Van Beek: I support current use of the Revolving Loan and TIF programs. If other incentives are permitted by law I would support those too.
Why should people elect you?
Bressette: I have the time and the passion to dedicate to the position of City Alderperson. I am willing to listen, learn, and do the research necessary to make decisions that are best for the city and its citizens overall. I have experience as an elected official. My educational and work experience is strong and relevant. I have a positive view of our city and I believe Clintonville has a bright future.

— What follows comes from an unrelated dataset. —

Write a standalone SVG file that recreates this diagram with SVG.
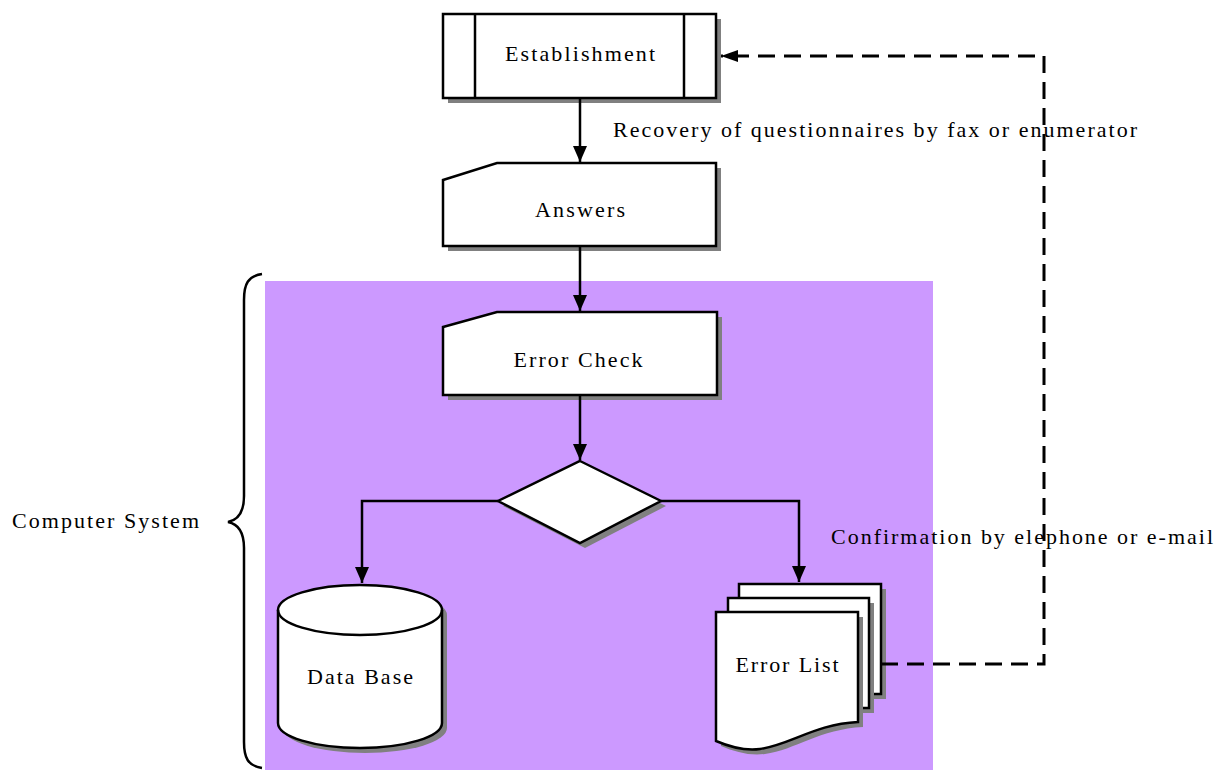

Rose: Clintonville’s residents should elect me because I am looking out for them and their interests. I am an honest, personable, and trustworthy person. I plan to communicate regularly with my constituents through phone calls, home visits, and both social and news media. I will work to keep our government open and honest, and provide some much-needed checks and balances to the decision making process that goes on in City Hall. I am not seeking election to appease the opinions of the elite, but rather to give a voice to the hard-working people that live in Clintonville.
Van Beek: I am a newcomer to local government. I have fresh ideas, and a willingness to serve the citizens of my district.